* _COLLECTED MATERIAL_:

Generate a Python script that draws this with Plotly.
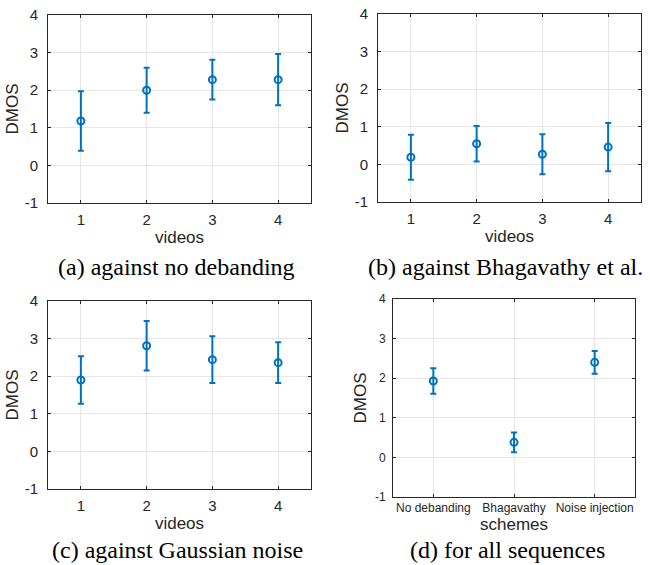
import plotly.graph_objects as go

# ---- data ----
videos = [1, 2, 3, 4]
a_mean = [1.18, 2.00, 2.28, 2.28]
a_err = [0.79, 0.60, 0.53, 0.68]
b_mean = [0.19, 0.55, 0.27, 0.46]
b_err = [0.60, 0.47, 0.53, 0.64]
c_mean = [1.90, 2.81, 2.44, 2.36]
c_err = [0.63, 0.66, 0.62, 0.54]
schemes = ["No debanding", "Bhagavathy", "Noise injection"]
d_mean = [1.93, 0.38, 2.40]
d_err = [0.32, 0.25, 0.29]
y_ticks = [-1, 0, 1, 2, 3, 4]
captions = ["(a) against no debanding", "(b) against Bhagavathy et al.",
            "(c) against Gaussian noise", "(d) for all sequences"]

W, H = 650, 565
BLUE = "#0072BD"
AX = "#262626"
GRID = "#e6e6e6"
SANS = "Liberation Sans, Arial, sans-serif"
SERIF = "Liberation Serif, Times New Roman, serif"

def px_dom(x0, x1):
    return [x0 / W, x1 / W]

def py_dom(top, bot):
    return [1 - bot / H, 1 - top / H]

panels = [
    dict(x=videos, y=a_mean, e=a_err, xd=px_dom(48, 311), yd=py_dom(15, 203), xr=[0.5, 4.5], xt="videos", fs=15),
    dict(x=videos, y=b_mean, e=b_err, xd=px_dom(378, 641), yd=py_dom(14, 202), xr=[0.5, 4.5], xt="videos", fs=15),
    dict(x=videos, y=c_mean, e=c_err, xd=px_dom(48, 311), yd=py_dom(301, 489), xr=[0.5, 4.5], xt="videos", fs=15),
    dict(x=[1, 2, 3], y=d_mean, e=d_err, xd=px_dom(393, 635), yd=py_dom(299, 497), xr=[0.5, 3.5], xt="schemes", fs=12),
]

fig = go.Figure()
layout = dict(width=W, height=H, margin=dict(l=0, r=0, t=0, b=0, autoexpand=False),
              paper_bgcolor="white", plot_bgcolor="white", showlegend=False,
              font=dict(family=SANS, color=AX), template="none")
for i, p in enumerate(panels):
    n = "" if i == 0 else str(i + 1)
    fig.add_trace(go.Scatter(
        x=p["x"], y=p["y"], mode="markers",
        marker=dict(symbol="circle-open", size=7, color=BLUE, line=dict(width=2, color=BLUE)),
        error_y=dict(type="data", array=p["e"], visible=True, color=BLUE, thickness=2, width=3),
        xaxis="x" + n, yaxis="y" + n))
    if i == 3:
        xt = dict(tickvals=[1, 2, 3], ticktext=schemes)
    else:
        xt = dict(tickvals=videos, ticktext=[str(v) for v in videos])
    layout["xaxis" + n] = dict(
        domain=p["xd"], range=p["xr"], anchor="y" + n, **xt, automargin=False,
        showgrid=True, gridcolor=GRID, gridwidth=1.3, zeroline=False,
        showline=True, linecolor=AX, linewidth=1, mirror="ticks",
        ticks="inside", ticklen=3, tickcolor=AX, ticklabelstandoff=3 if i < 3 else 0,
        ticklabeloverflow="allow",
        tickfont=dict(size=p["fs"], family=SANS, color=AX),
        title=dict(text=p["xt"], font=dict(size=17, family=SANS, color=AX), standoff=4 if i < 3 else 2))
    layout["yaxis" + n] = dict(
        domain=p["yd"], range=[-1, 4], anchor="x" + n, automargin=False,
        tickvals=y_ticks, ticktext=[str(t) for t in y_ticks],
        showgrid=True, gridcolor=GRID, gridwidth=1.3, zeroline=False,
        showline=True, linecolor=AX, linewidth=1, mirror="ticks",
        ticks="inside", ticklen=3, tickcolor=AX, ticklabelstandoff=6 if i < 3 else 4,
        ticklabeloverflow="allow",
        tickfont=dict(size=p["fs"], family=SANS, color=AX),
        title=dict(text="DMOS", font=dict(size=17, family=SANS, color=AX), standoff=1 if i < 3 else 3))

cap_pos = [(176, 267), (505, 267), (177, 550), (507, 550)]
anns = []
for (cx, cy), t in zip(cap_pos, captions):
    anns.append(dict(text=t, x=cx / W, y=1 - cy / H, xref="paper", yref="paper",
                     showarrow=False, xanchor="center", yanchor="middle",
                     font=dict(family=SERIF, size=24, color="black")))
layout["annotations"] = anns
fig.update_layout(**layout)
fig.write_html("out.html", config={"displayModeBar": False},
               post_script="document.body.style.margin='0';document.body.style.overflow='hidden';")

* _TASK STATEMENT_:
Write out each line of the listing above, exactly, from its first line to the line holding "import plotly.graph_objects as go", inclusive. Skip the pictures.

* _TASK ANSWER_:
Generate a Python script that draws this with Plotly.
import plotly.graph_objects as go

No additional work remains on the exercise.